Dataset rows:
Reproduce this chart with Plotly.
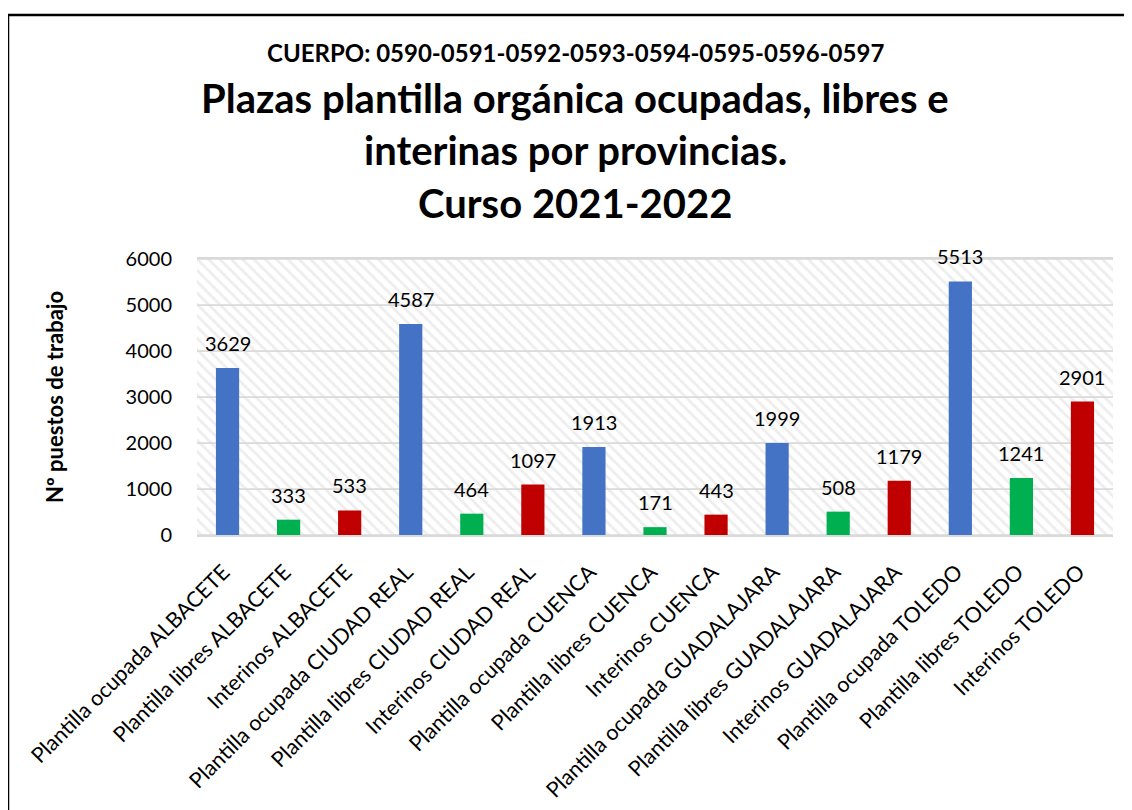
import plotly.graph_objects as go

categorias = [
    "Plantilla ocupada ALBACETE", "Plantilla libres ALBACETE", "Interinos ALBACETE",
    "Plantilla ocupada CIUDAD REAL", "Plantilla libres CIUDAD REAL", "Interinos CIUDAD REAL",
    "Plantilla ocupada CUENCA", "Plantilla libres CUENCA", "Interinos CUENCA",
    "Plantilla ocupada GUADALAJARA", "Plantilla libres GUADALAJARA", "Interinos GUADALAJARA",
    "Plantilla ocupada TOLEDO", "Plantilla libres TOLEDO", "Interinos TOLEDO",
]
valores = [3629, 333, 533, 4587, 464, 1097, 1913, 171, 443, 1999, 508, 1179, 5513, 1241, 2901]
ticks_y = [0, 1000, 2000, 3000, 4000, 5000, 6000]

subtitulo = "CUERPO: 0590-0591-0592-0593-0594-0595-0596-0597"
titulo = ["Plazas plantilla orgánica ocupadas, libres e",
          "interinas por provincias.",
          "Curso 2021-2022"]
titulo_y = "Nº puestos de trabajo"

# estilos
colores_tipo = ["#4472C4", "#00B050", "#C00000"]
colores = [colores_tipo[i % 3] for i in range(len(valores))]
FONT = "Lato"
GRID = "#d9d9d9"

# la página deja 8px de margen: se trabaja en coordenadas de pantalla
OFF = 8
PX0, PX1, PY0, PY1 = 197, 1113, 259, 535  # área de trazado en pantalla


def px(sx):
    return (sx - PX0) / (PX1 - PX0)


def py(sy):
    return (PY1 - sy) / (PY1 - PY0)


fig = go.Figure()

# fondo rayado en bandas (las aristas hacen de líneas de cuadrícula)
bandas = ticks_y[:-1]
paso = ticks_y[1] - ticks_y[0]
fig.add_trace(go.Bar(
    x=[categorias[len(categorias) // 2]] * len(bandas),
    y=[paso] * len(bandas),
    base=bandas,
    width=len(categorias) + 0.3,
    marker=dict(color="white",
                line=dict(color=GRID, width=1.5),
                pattern=dict(shape="\\", fgcolor="#dcdcdc", bgcolor="white",
                             size=8, solidity=0.35)),
    hoverinfo="skip", showlegend=False,
))

fig.add_trace(go.Bar(
    x=categorias, y=valores, width=0.38,
    marker=dict(color=colores, line=dict(width=0)),
    showlegend=False,
))

for c, v in zip(categorias, valores):
    fig.add_annotation(x=c, y=v, text=str(v), showarrow=False,
                       yanchor="bottom", yshift=11,
                       font=dict(family=FONT, size=20, color="black"))

# títulos
cx = px(575)
fig.add_annotation(xref="paper", yref="paper", x=cx, y=py(52),
                   text="<b>" + subtitulo + "</b>", showarrow=False,
                   yanchor="middle", font=dict(family=FONT, size=24, color="black"))
for txt, sy in zip(titulo, [98, 150, 203]):
    fig.add_annotation(xref="paper", yref="paper", x=cx, y=py(sy),
                       text="<b>" + txt + "</b>", showarrow=False,
                       yanchor="middle", font=dict(family=FONT, size=40, color="black"))

# marco
fig.add_shape(type="rect", xref="paper", yref="paper",
              x0=px(8), x1=px(1150), y0=py(830), y1=py(15),
              line=dict(color="black", width=2.5), fillcolor="rgba(0,0,0,0)")

fig.update_layout(
    width=1132 - OFF, height=810 - OFF,
    margin=dict(l=PX0 - OFF, r=1132 - PX1, t=PY0 - OFF, b=810 - PY1, autoexpand=False),
    barmode="overlay",
    paper_bgcolor="white", plot_bgcolor="white",
    font=dict(family=FONT, color="black"),
    xaxis=dict(range=[-0.5, len(categorias) - 0.5], tickangle=-45,
               categoryorder="array", categoryarray=categorias,
               tickfont=dict(family=FONT, size=21.5, color="black"),
               ticklabelstandoff=14, ticklabelshift=-4,
               showline=True, linecolor=GRID, linewidth=2, mirror=True,
               showgrid=False, ticks="", automargin=False),
    yaxis=dict(range=[0, 6000], tickvals=ticks_y, showgrid=False, zeroline=False,
               ticks="outside", ticklen=20, tickcolor="rgba(0,0,0,0)",
               tickfont=dict(family=FONT, size=20, color="black"), automargin=False,
               title=dict(text="<b>" + titulo_y + "</b>", standoff=55,
                          font=dict(family=FONT, size=22, color="black"))),
)

fig.write_html("out.html")
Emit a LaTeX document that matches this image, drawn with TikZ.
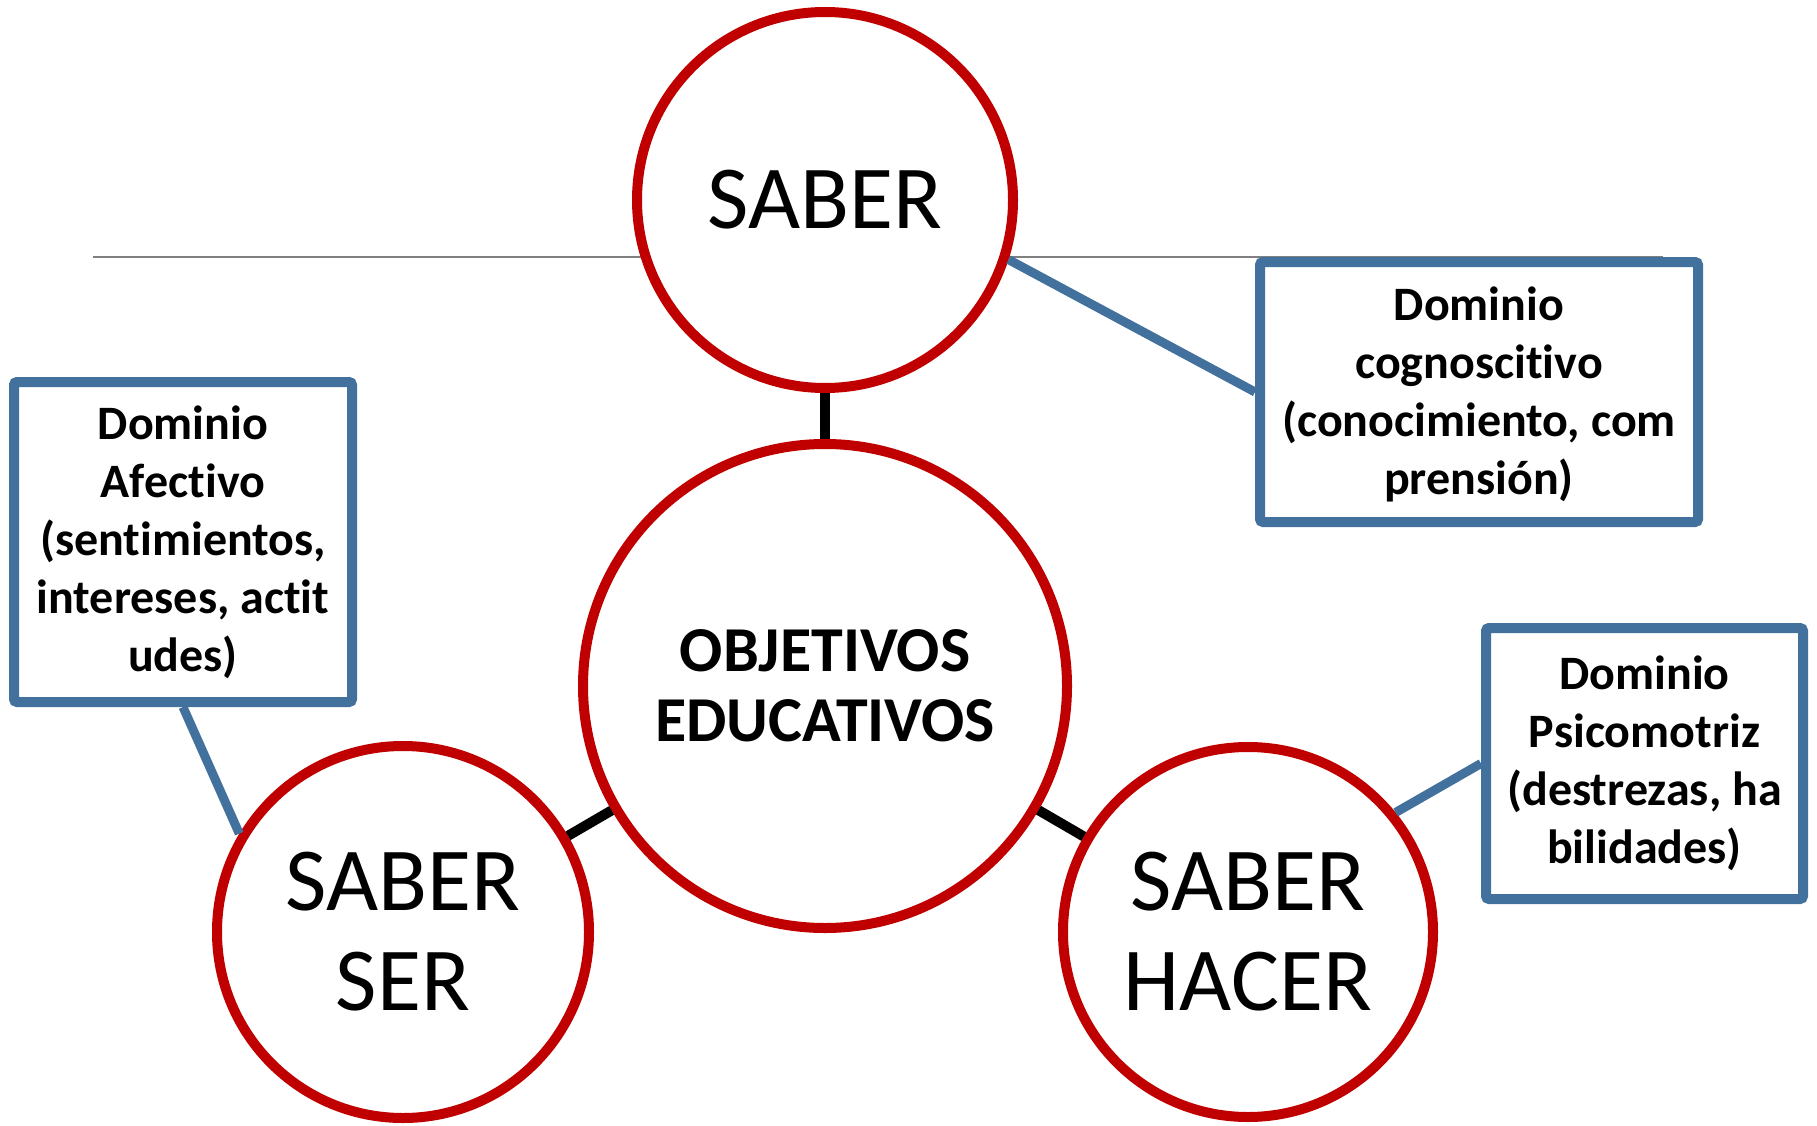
\documentclass[tikz,border=0pt]{standalone}
\usepackage{fontspec}
\setmainfont{Carlito}[RawFeature=-liga]
\usepackage{xcolor}
\usetikzlibrary{shapes.geometric, positioning}
\definecolor{saberred}{HTML}{C00000}
\definecolor{dombleu}{HTML}{41719C}
\tikzstyle{saber} = [circle, draw=saberred, line width=10pt, fill=white, align=center, font=\fontsize{90}{100}\selectfont]
\tikzstyle{dominio} = [rectangle, draw=dombleu, line width=10pt, rounded corners=3pt, fill=white, align=center, font=\fontsize{48}{58}\selectfont\bfseries]
\tikzstyle{union} = [line width=10pt, black]
\tikzstyle{nota} = [line width=9pt, dombleu]

\begin{document}
\begin{tikzpicture}[x=1pt, y=-1pt]
\useasboundingbox (0,0) rectangle (1817,1126);

\coordinate (rule-l) at (93,257);
\coordinate (rule-r) at (1663,257);
\draw [line width=2.5pt, gray] (rule-l) -- (rule-r);

\node (saber) [saber, minimum size=376pt] at (825,200) {SABER};

\node (obj) [saber, minimum size=484pt, font=\fontsize{64}{70}\selectfont\bfseries] at (825,686) {OBJETIVOS\\EDUCATIVOS};

\node (ser) [saber, minimum size=372pt] at (403,932) {SABER\\SER};

\node (hacer) [saber, minimum size=370pt] at (1248,932) {SABER\\HACER};

\node (cog) [dominio, minimum width=438pt, minimum height=260pt, text depth=2pt] at (1479,392) {Dominio\\cognoscitivo\\(conocimiento, com\\prensión)};

\node (afe) [dominio, minimum width=338pt, minimum height=320pt] at (183,542) {Dominio\\Afectivo\\(sentimientos,\\intereses, actit\\udes)};

\node (psi) [dominio, minimum width=317pt, minimum height=271pt] at (1644.5,763.5) {Dominio\\Psicomotriz\\(destrezas, ha\\bilidades)};

% Connectors
\draw [union] (saber) -- (obj);
\draw [union] (obj) -- (ser);
\draw [union] (obj) -- (hacer);
\draw [nota] (saber.-18) -- (cog.west);
\draw [nota] (afe.south) -- (ser.149);
\draw [nota] (hacer.39) -- (psi.west);

\end{tikzpicture}
\end{document}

* [Written exercise]: Copy exactly, and copy only, the lines from the one with "Emit a LaTeX" to the one with "(ser) [saber, minimum", ends included. Pictures are not part of the copy.

* [Answer below]:
Emit a LaTeX document that matches this image, drawn with TikZ.
\documentclass[tikz,border=0pt]{standalone}
\usepackage{fontspec}
\setmainfont{Carlito}[RawFeature=-liga]
\usepackage{xcolor}
\usetikzlibrary{shapes.geometric, positioning}
\definecolor{saberred}{HTML}{C00000}
\definecolor{dombleu}{HTML}{41719C}
\tikzstyle{saber} = [circle, draw=saberred, line width=10pt, fill=white, align=center, font=\fontsize{90}{100}\selectfont]
\tikzstyle{dominio} = [rectangle, draw=dombleu, line width=10pt, rounded corners=3pt, fill=white, align=center, font=\fontsize{48}{58}\selectfont\bfseries]
\tikzstyle{union} = [line width=10pt, black]
\tikzstyle{nota} = [line width=9pt, dombleu]

\begin{document}
\begin{tikzpicture}[x=1pt, y=-1pt]
\useasboundingbox (0,0) rectangle (1817,1126);

\coordinate (rule-l) at (93,257);
\coordinate (rule-r) at (1663,257);
\draw [line width=2.5pt, gray] (rule-l) -- (rule-r);

\node (saber) [saber, minimum size=376pt] at (825,200) {SABER};

\node (obj) [saber, minimum size=484pt, font=\fontsize{64}{70}\selectfont\bfseries] at (825,686) {OBJETIVOS\\EDUCATIVOS};

\node (ser) [saber, minimum size=372pt] at (403,932) {SABER\\SER};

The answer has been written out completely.